Mit einer Live-Sendung „Das Flaschenteufelchen", einem Sendespiel nach der Novelle von Robert L Stevenson, wurde damals das Fernsehen im Deutschlandhaus eröffnet. Wiederum waren die Einrichtungen erst kurz vor der ersten Sendung einigermaßen fertig geworden. Deshalb mußten Entwicklungsingenieure die Anlagen bedienen. Bei der Eröffnungssendung hatte ich beide Kameras und den Filmabtaster zu steuern, weil auch in meinem Labor kein Ingenieur für die Bedienung dieser Anlage rechtzeitig angelernt werden konnte. Ein Wunder, daß jene Premiere nach viel zu kurzer Probenzeit einwandfrei ablief. Später erhielt das Studio, wie geplant, eine zweite Anlage von der Fernseh AG hinzu.
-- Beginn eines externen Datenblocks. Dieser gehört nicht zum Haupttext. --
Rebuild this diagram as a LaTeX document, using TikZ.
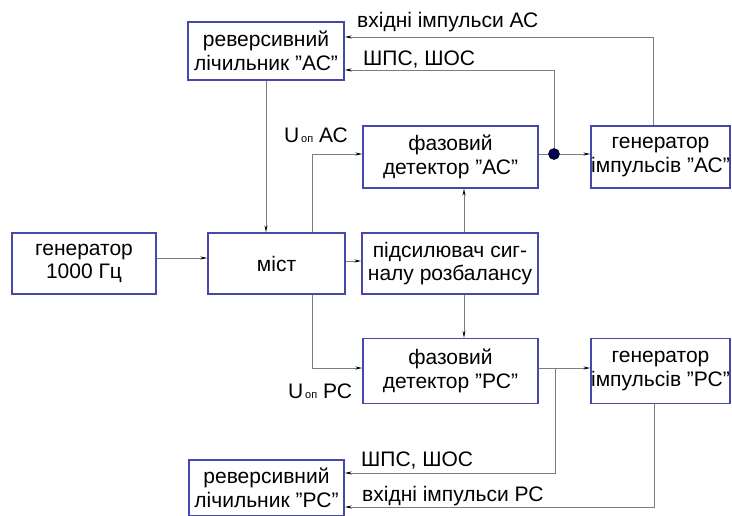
\documentclass[tikz,border=0pt]{standalone}
\usepackage{fontspec}
\setmainfont{Liberation Sans}
\usetikzlibrary{arrows.meta}
\definecolor{boxblue}{RGB}{72,72,170}
\definecolor{linegray}{RGB}{125,125,125}
\definecolor{dotblue}{RGB}{0,0,90}
\tikzset{
  blk/.style={draw=boxblue, line width=1.3pt, align=center, inner sep=0pt,
    font=\fontsize{21pt}{23.5pt}\selectfont},
  conn/.style={draw=linegray, line width=0.9pt},
  arr/.style={-{Stealth[length=7pt,width=3pt,color=black]}},
  lbl/.style={anchor=base west, inner sep=0pt, font=\fontsize{21pt}{23pt}\selectfont},
  junct/.style={circle, fill=dotblue, draw=black, line width=0.6pt, minimum size=11pt, inner sep=0pt}
}
\newcommand{\uop}{U{\fontsize{11pt}{11pt}\selectfont\,оп}}
\begin{document}
\begin{tikzpicture}[x=1pt,y=-1pt]
\useasboundingbox (0,0) rectangle (732,515);
% blocks
\node[blk, minimum width=156pt, minimum height=58pt] (revAC) at (266,51) {реверсивний\\лічильник "АС"};
\node[blk, minimum width=175pt, minimum height=62pt] (detAC) at (450.5,157) {фазовий\\детектор "АС"};
\node[blk, minimum width=139pt, minimum height=62pt] (genAC) at (660.5,157) {генератор\\імпульсів "АС"};
\node[blk, minimum width=144pt, minimum height=61pt] (gen) at (84,263.5) {генератор\\1000 Гц};
\node[blk, minimum width=137pt, minimum height=61pt] (mist) at (276.5,263.5) {міст};
\node[blk, minimum width=176pt, minimum height=61pt] (amp) at (450,263.5) {підсилювач сиг-\\налу розбалансу};
\node[blk, minimum width=175pt, minimum height=65pt] (detPC) at (450.5,371) {фазовий\\детектор "РС"};
\node[blk, minimum width=139pt, minimum height=65pt] (genPC) at (660.5,371) {генератор\\імпульсів "РС"};
\node[blk, minimum width=155pt, minimum height=56pt] (revPC) at (266.5,488) {реверсивний\\лічильник "РС"};
% junction
\node[junct] (dotAC) at (554,154) {};
% helper coordinates
\coordinate (yInAC) at (653,37);
\coordinate (yShAC) at (554,70);
\coordinate (xU) at (312,0);
\coordinate (xAmp) at (464,0);
\coordinate (yDet) at (0,368);
\coordinate (jPC) at (555,368);
\coordinate (yShPC) at (0,473);
\coordinate (yInPC) at (654,507);
% connectors
\draw[conn,arr] (genAC.north -| yInAC) |- (revAC.east |- yInAC);
\draw[conn,arr] (dotAC) |- (revAC.east |- yShAC);
\draw[conn] (detAC.east |- dotAC) -- (dotAC);
\draw[conn,arr] (dotAC) -- (genAC.west |- dotAC);
\draw[conn,arr] (revAC.south) -- (revAC.south |- mist.north);
\draw[conn,arr] (gen.east |- 0,258) -- (mist.west |- 0,258);
\draw[conn,arr] (mist.east |- 0,261) -- (amp.west |- 0,261);
\draw[conn,arr] (mist.north -| xU) |- (detAC.west |- dotAC);
\draw[conn,arr] (mist.south -| xU) |- (detPC.west |- yDet);
\draw[conn,arr] (amp.north -| xAmp) -- (detAC.south -| xAmp);
\draw[conn,arr] (amp.south -| xAmp) -- (detPC.north -| xAmp);
\draw[conn,arr] (detPC.east |- yDet) -- (genPC.west |- yDet);
\draw[conn,arr] (jPC) |- (revPC.east |- yShPC);
\draw[conn,arr] (genPC.south -| yInPC) |- (revPC.east |- yInPC);
% labels
\node[lbl] (l1) at (357,27) {вхідні імпульси АС};
\node[lbl] (l2) at (363,65) {ШПС, ШОС};
\node[lbl] (l3) at (284,142) {\uop\ АС};
\node[lbl] (l4) at (288,398) {\uop\ РС};
\node[lbl] (l5) at (361,466) {ШПС, ШОС};
\node[lbl] (l6) at (362,501) {вхідні імпульси РС};
\end{tikzpicture}
\end{document}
Frühe Probleme mit der Kompatibilität

Als zum ersten Mal Bilder von einer Telefunken-Kamera mit Bildern von einer Kamera der Fernseh AG überblendet werden sollten, trat ein sehr merkwürdiger Effekt auf, den wir Techniker anfangs gar nicht bemerkten. Hatte zum Beispiel eine Dame einen grünlichen Rock und eine rötliche Bluse an, so war von der Telefunken-Kamera aus die rötliche Bluse weiß und der grünliche Rock schwarz zu sehen, während bei der Fernseh AG-Kamera die Bluse schwarz und der Rock weiß erschien. Bei der Überblendung wurden die Damen also „umgezogen". Des Rätsels Lösung: Die Aufnahmeröhre der Telefunken-Kamera war mehr rot-, die der Fernseh AG-Kamera mehr grünempfindlich.